De Tweede Wereldoorlog blijft een onuitputtelijke bron voor onder meer stripmakers, zowel voor het maken van historische fictie als het in beeld brengen van ware gebeurtenissen. Daarbij is het wel belangrijk om accuraat om te gaan met de feiten en het bronmateriaal. Zowel bij De Haan 1933 als Vlucht uit het Jagershuis, hoe interessant het vertrekpunt, blijft een slordige nasmaak over.
De Haan 1933 is een productie van tekenaar Baudouin Deville (bekend van onder meer Brussel 43) en scenarist Rudi Miel. Het enkele maanden durende verblijf van Albert Einstein in de Vlaamse kustplaats De Haan in 1933 vormt een intrigerend uitgangspunt voor hun historisch stripverhaal. Dat Einstein, die het eerder dat jaar aan de macht gekomen Duitse Nazi-regime ontvluchtte, in België kortstondig in contact kwam met de expressionistische kunstschilder James Ensor is een fascinerend gegeven.
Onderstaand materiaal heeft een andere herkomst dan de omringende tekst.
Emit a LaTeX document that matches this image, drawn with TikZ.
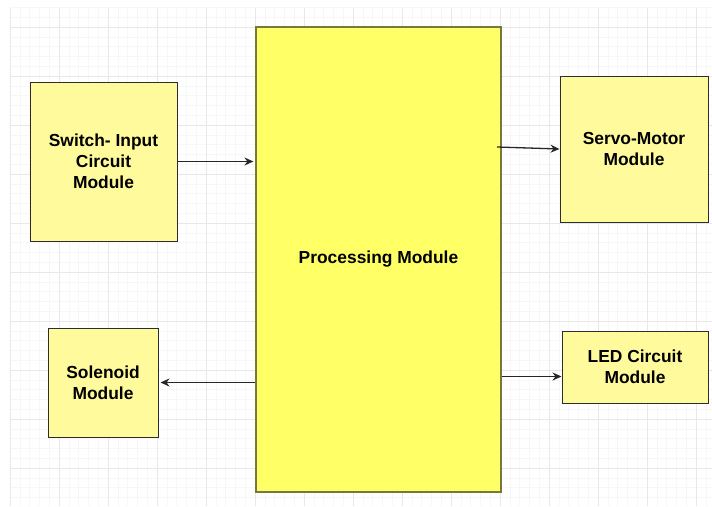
\documentclass[tikz,border=0pt]{standalone}
\usepackage{fontspec}
\setmainfont{Liberation Sans}
\usetikzlibrary{arrows.meta,positioning}
\definecolor{paleyellow}{RGB}{255,250,155}
\definecolor{brightyellow}{RGB}{255,255,102}
\definecolor{olive}{RGB}{120,120,60}
\definecolor{edge}{RGB}{45,45,45}
\definecolor{gridmajor}{RGB}{232,232,232}
\definecolor{gridminor}{RGB}{247,247,247}
\tikzset{
  module/.style={draw=edge,line width=1pt,fill=paleyellow,inner sep=0pt,align=center,font=\fontsize{17.4}{21}\selectfont\bfseries},
  core/.style={module,draw=olive,line width=1.2pt,fill=brightyellow},
  arr/.style={-{Stealth[length=9pt,width=8pt,inset=3pt]},draw=black!85,line width=1.3pt}
}

\begin{document}
\begin{tikzpicture}[x=1pt,y=-1pt]
  \useasboundingbox (0,0) rectangle (712,506);
  \fill[white] (0,0) rectangle (712,506);

  % background grid
  \foreach \i in {0,...,71}
    \draw[gridminor,line width=0.6pt] (10+9.8*\i,8) -- (10+9.8*\i,506);
  \foreach \j in {0,...,51}
    \draw[gridminor,line width=0.6pt] (10,7.4+9.8*\j) -- (712,7.4+9.8*\j);
  \foreach \i in {0,...,14}
    \draw[gridmajor,line width=0.8pt] (10+49*\i,8) -- (10+49*\i,506);
  \foreach \j in {0,...,9}
    \draw[gridmajor,line width=0.8pt] (10,27+49*\j) -- (712,27+49*\j);

  % blocks
  \node[core,minimum width=245pt,minimum height=465pt] (proc) at (378.5,259.5) {Processing Module};
  \node[module,minimum width=147pt,minimum height=159pt] (switch) at (103.5,161.5) {Switch- Input\\Circuit\\Module};
  \node[module,minimum width=148pt,minimum height=146pt] (servo) at (634,149) {Servo-Motor\\Module};
  \node[module,minimum width=110pt,minimum height=109pt] (solenoid) at (103,382.5) {Solenoid\\Module};
  \node[module,minimum width=146pt,minimum height=72pt] (led) at (635,367) {LED Circuit\\Module};

  % signal paths
  \coordinate (servoout) at (497,147);
  \draw[arr] (switch.east) -- ([xshift=-2pt]switch.east -| proc.west);
  \draw[arr] (servoout) -- (servo.west);
  \draw[arr] (solenoid.east -| proc.west) -- ([xshift=2pt]solenoid.east);
  \draw[arr] (proc.east |- {0,376.5}) -- (led.west |- {0,376.5});
\end{tikzpicture}
\end{document}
Een beroemde wetenschapper met ook nog enige muzikale gaven en een niet minder eigenzinnige schilder, tegen de achtergrond van dreigende politieke ontwikkelingen die nog lang niet door iedereen werden doorzien.
Maar toch bood dit alles de twee Belgische stripmakers blijkbaar te weinig houvast voor een aansprekende vertelling. Het gepresenteerde smokkelverhaal rond formules voor atoomsplitsing is vaardig verbeeld maar reikt niet verder dan een doorsnee detectiveverhaal. In het colofon wordt de strip dan ook omschreven als 'pure fictie waarin verzonnen personages het lot kruisen van anderen die werkelijk bestonden in de geopolitieke context van die tijd'. Dat ook ‘anderen’ zoals Einstein en zijn assistent Szilard ietwat losstaand van de feiten worden weergegeven is voor de lezer onduidelijk en blijkt evenmin uit het didactisch bedoelde dossier. Storend is bovendien het slordige gebruik van beeldbronnen. Een Hitler-affiche uit 1934 wordt gebruikt in 1932, toen hij nog Führer moest worden; zoals ook de boycot van Joodse winkels met bijbehorende propaganda in het verkeerde tijdperk wordt geplaatst. Einsteins boek Mein Weltbild belandt zelfs al begin 1933 op de brandstapel – nog voordat het in 1934 was verschenen. Wie de suggestie wekt historische fictie te presenteren, zou zich de vraag mogen stellen of basale feiten toch niet meer aandacht verdienen.
Datzelfde euvel treeft op bij Vlucht uit het Jagershuis. Na zijn drieluik over de Slag om Arnhem richt Hennie Vaessen zich in dit album opnieuw op de Tweede Wereldoorlog. De strip zoomt in op de lotgevallen van de welgestelde ondernemer Theodoor Driessen en diens buitenverblijf in Doorwerth, het Jagershuis. Driessen, nakomeling van een Rotterdamse chocoladefabrikant, schafte het huis in 1921 of 1923 aan (de beide in de strip vermelde jaartallen geven geen uitsluitsel) en laat het vervolgens uitbreiden. Hij brengt er zijn kunstverzameling onder en nodigt geregeld de beau monde uit – Jean-Paul Sartre en Simone de Beauvoir waren er naar verluidt ‘kind aan huis’. Geen garantie overigens voor progressieve opvattingen: de fabrikant was in de jaren 30 enthousiast over Hitler. Of en hoe zijn opvattingen zich later wijzigden, komt in de strip helaas niet duidelijk naar voren.
Het accent ligt op de gebeurtenissen in september 1944 te tijde van Market Garden. Als oprukkende geallieerden Arnhem en omgeving in handen proberen te krijgen komt het Jagershuis terecht in de vuurlinie. De familie Driessen weet zich in penibele omstandigheden elders in veiligheid te brengen en overleeft, maar het Jagershuis brandt tot de grond toe af, vermoedelijk als gevolg van Britse beschietingen. Na die brand bezat Driessen ‘helemaal niets meer’ aldus Vaessen. Maar waarvan financiert hij dan bij voorbeeld zijn latere verblijf in Zwitserland? Zo zijn er meer ongerijmdheden. De vrouw van Driessen wordt Lesturget genoemd maar heette Lesturgeon. Beweerd wordt ook dat de chocoladefabriek in Rotterdam verloren ging bij het bombardement van de havenstad terwijl die fabriek de oorlog in werkelijkheid heeft overleefd. In een nawoord stelt de stripmaker dat zijn werk geen ‘slaafse navolging’ is van historische bronnen. Maar het eindresultaat wekt eerder de suggestie van slordigheid op detailniveau dan van ‘een artistieke interpretatie’.